Judges: Swift
Filed Date: 12/27/1939
Status: Precedential
Modified Date: 10/28/2024
Plaintiffs recovered a judgment. Defendant appealed to the Appellate Division and gave an undertaking to stay execution. The appeal was never argued. The defendant later moved to set aside the judgment and for a new trial upon the ground of newly-discovered evidence. This motion was granted, and thereafter the complaint was dismissed and defendant entered judgment for costs. Defendant has included in its bill of costs the premiums
So far as applicable to this motion section 1518 of the Civil Practice Act provides:
“ Disbursements which may be included in bill of costs. A party to whom costs are awarded in an action is entitled to include in his bill of costs his necessary disbursements as follows: * * *
“ 9-a. The reasonable expense actually incurred in securing an undertaking to stay execution under a judgment * * * subsequently reversed.”

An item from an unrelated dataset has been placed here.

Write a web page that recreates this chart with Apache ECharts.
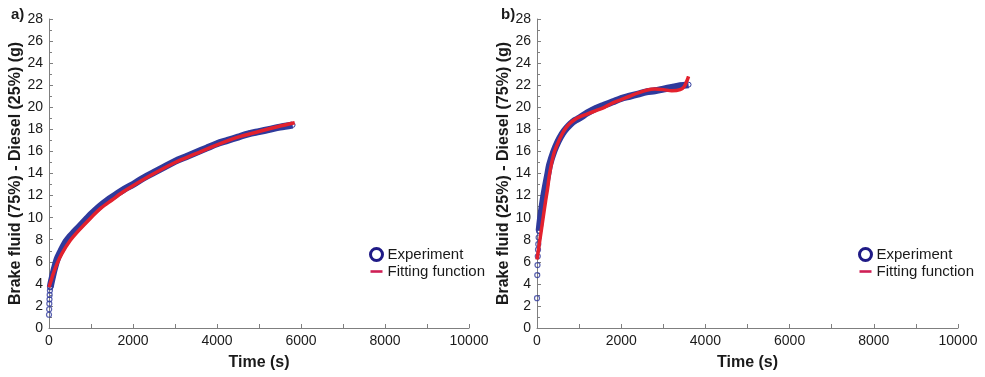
<!DOCTYPE html>
<html>
<head>
<meta charset="utf-8">
<script src="https://cdn.jsdelivr.net/npm/echarts@6/dist/echarts.min.js"></script>
<style>
  html, body { margin: 0; padding: 0; background: #fff; }
  #chart { width: 985px; height: 377px; }
</style>
</head>
<body>
<div id="chart"></div>
<script>
// values: [time (s), mass (g)]
var expA = [[0,1.2],[4,1.7],[8,2.2],[12,2.6],[16,3.0],[22,3.4],[30,3.7],[45,4.0],[80,4.6],[130,5.4],[200,6.3],[300,7.1],[400,7.8],[500,8.3],[600,8.7],[700,9.1],[800,9.5],[900,9.9],[1000,10.3],[1200,11.0],[1400,11.6],[1600,12.1],[1800,12.6],[2000,13.0],[2250,13.6],[2500,14.1],[2750,14.6],[3000,15.1],[3250,15.5],[3500,15.9],[3750,16.3],[4000,16.7],[4250,17.0],[4500,17.3],[4750,17.6],[5000,17.8],[5250,18.0],[5500,18.2],[5800,18.4]];
var fitA = [[0,3.7],[50,4.3],[100,4.9],[200,5.9],[300,6.7],[500,7.9],[700,8.8],[1000,10.0],[1250,10.9],[1500,11.6],[1750,12.3],[2000,12.9],[2500,14.0],[3000,15.0],[3500,15.8],[4000,16.6],[4500,17.3],[5000,17.8],[5500,18.3],[5850,18.6]];

var expB = [[0,2.7],[6,4.8],[12,5.7],[18,6.5],[24,7.1],[30,7.6],[38,8.2],[50,8.8],[70,9.5],[100,10.4],[150,11.7],[200,12.8],[250,13.8],[300,14.8],[400,16.0],[500,16.9],[600,17.6],[700,18.1],[800,18.5],[900,18.8],[1000,19.0],[1200,19.5],[1400,19.9],[1600,20.2],[1800,20.5],[2000,20.8],[2200,21.0],[2400,21.2],[2600,21.4],[2800,21.5],[3000,21.65],[3200,21.8],[3400,21.95],[3600,22.05]];
var fitB = [[0,6.2],[50,7.5],[100,8.8],[150,10.1],[200,11.4],[250,12.6],[300,14.0],[400,15.8],[500,16.8],[600,17.6],[700,18.2],[800,18.6],[900,18.9],[1000,19.1],[1200,19.4],[1400,19.7],[1600,20.0],[1800,20.4],[2000,20.7],[2200,21.0],[2400,21.3],[2600,21.55],[2800,21.65],[3000,21.6],[3200,21.5],[3400,21.6],[3500,21.9],[3600,22.8]];

// first points sit apart as single circles, the rest form a dense band
var looseA = 7;
var looseB = 8;

var yNames = ['Brake fluid (75%) - Diesel (25%) (g)', 'Brake fluid (25%) - Diesel (75%) (g)'];
var panelLabels = ['a)', 'b)'];

var blue = '#2f3a9c';
var red = '#e3212d';
var axisGray = '#7f7f7f';
var font = '"Liberation Sans", Arial, sans-serif';

var chart = echarts.init(document.getElementById('chart'), null, { renderer: 'canvas' });

function xAxis(i) {
  return {
    gridIndex: i, type: 'value', min: 0, max: 10000, interval: 2000,
    name: 'Time (s)', nameLocation: 'middle', nameGap: 27,
    nameTextStyle: { fontFamily: font, fontSize: 16, fontWeight: 'bold', color: '#1a1a1a' },
    axisLine: { lineStyle: { color: axisGray } },
    axisTick: { inside: true, length: 4, lineStyle: { color: axisGray } },
    minorTick: { show: true, splitNumber: 2, length: 4, lineStyle: { color: axisGray } },
    axisLabel: { fontFamily: font, fontSize: 14, color: '#1a1a1a', margin: 6, formatter: function (v) { return String(v); } },
    splitLine: { show: false }
  };
}

function yAxis(i) {
  return {
    gridIndex: i, type: 'value', min: 0, max: 28, interval: 2,
    name: yNames[i], nameLocation: 'middle', nameGap: 24,
    nameTextStyle: { fontFamily: font, fontSize: 16, fontWeight: 'bold', color: '#1a1a1a' },
    axisLine: { show: true, lineStyle: { color: axisGray } },
    axisTick: { inside: true, length: 4, lineStyle: { color: axisGray } },
    minorTick: { show: true, splitNumber: 2, length: 3, lineStyle: { color: axisGray } },
    axisLabel: { fontFamily: font, fontSize: 14, color: '#1a1a1a', margin: 6 },
    splitLine: { show: false }
  };
}

function expBand(i, data, from) {
  return {
    name: 'Experiment', type: 'line', xAxisIndex: i, yAxisIndex: i,
    data: data.slice(from - 1), smooth: 0.3,
    symbol: 'circle', symbolSize: 5, showAllSymbol: true,
    itemStyle: { color: 'rgba(0,0,0,0)', borderColor: blue, borderWidth: 1 },
    lineStyle: { color: blue, width: 7 },
    z: 2, animation: false
  };
}

function expLoose(i, data, to) {
  return {
    name: 'Experiment', type: 'scatter', xAxisIndex: i, yAxisIndex: i,
    data: data.slice(0, to), symbol: 'circle', symbolSize: 5,
    itemStyle: { color: 'rgba(0,0,0,0)', borderColor: blue, borderWidth: 1.2 },
    z: 2, animation: false
  };
}

function fitSeries(i, data) {
  return {
    name: 'Fitting function', type: 'line', xAxisIndex: i, yAxisIndex: i,
    data: data, smooth: 0.3, symbol: 'none',
    itemStyle: { color: red },
    lineStyle: { color: red, width: 3.5 },
    z: 3, animation: false
  };
}

function legend(left) {
  return {
    left: left, top: 242, orient: 'vertical',
    itemWidth: 12, itemHeight: 12, itemGap: 2,
    symbolKeepAspect: true,
    textStyle: { fontFamily: font, fontSize: 15, color: '#1a1a1a' },
    selectedMode: false,
    data: [
      { name: 'Experiment', icon: 'circle', itemStyle: { color: '#fff', borderColor: '#1f1a86', borderWidth: 3, opacity: 1 } },
      { name: 'Fitting function', icon: 'path://M0,0 L12,0 L12,2.6 L0,2.6 Z', itemStyle: { color: '#cf1f55', borderWidth: 0 } }
    ]
  };
}

var option = {
  backgroundColor: '#fff',
  animation: false,
  grid: [
    { left: 49, top: 19, width: 420, height: 309 },
    { left: 537, top: 19, width: 421, height: 309 }
  ],
  xAxis: [xAxis(0), xAxis(1)],
  yAxis: [yAxis(0), yAxis(1)],
  legend: [legend(364), legend(853)],
  graphic: [
    { type: 'text', left: 11, top: 7, style: { text: panelLabels[0], font: 'bold 15px ' + font, fill: '#1a1a1a' } },
    { type: 'text', left: 501, top: 7, style: { text: panelLabels[1], font: 'bold 15px ' + font, fill: '#1a1a1a' } }
  ],
  series: [
    expLoose(0, expA, looseA), expBand(0, expA, looseA), fitSeries(0, fitA),
    expLoose(1, expB, looseB), expBand(1, expB, looseB), fitSeries(1, fitB)
  ]
};

chart.setOption(option);
</script>
</body>
</html>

It will be noticed that the purpose of the section is to include “ disbursements ” in a bill of costs. The premium paid for an undertaking is a disbursement, but a charge for interest on the amount of the premium is certainly not a disbursement.
Prior to 1932, when subdivision 9-a was added to section 1518, such premiums were not recoverable. They may be recovered now when the bond is to stay execution under a judgment subsequently reversed. In this case the judgment under which execution was stayed was never reversed. It was set aside at Special Term when a new trial was granted upon newly-discovered evidence. Defendant contends that this action of the Special Term was tantamount to a reversal. It urges that the act be so construed because it reads “ subsequently reversed ” and not “ subsequently reversed on appeal.” A comparison of the language used in section 1518 with that in article 39 of the act shows clearly that the undertakings referred to in subdivision 9-a are undertakings to be given on appeal. A judgment can be reversed only by an appellate court for error. An unreversible judgment may be set aside for several reasons. The Civil Practice Act itself makes a marked distinction between “ setting aside ” a judgment and “ reversing ” a judgment.
The only disbursements collectible are those “ reasonable and necessary expenses as are taxable according to the course and practice of the court or by express provision of law.” (§ 1518, subd. 10.) The premium in question is not taxable according to the course and practice of the court, and had the Legislature intended to expressly provide for its taxation it could easily have done so. When subdivision 9-a was first added it provided: “ The reasonable expense of securing an undertaking to stay execution under a judgment subsequently reversed.” Since then it has been amended to require the reasonable expense to be “ actually incurred ” and to include an undertaking to stay the enforcement of a judgment or a decree in equity provided the judgment or decree be subsequently reversed.
The motion of plaintiffs is granted, without costs.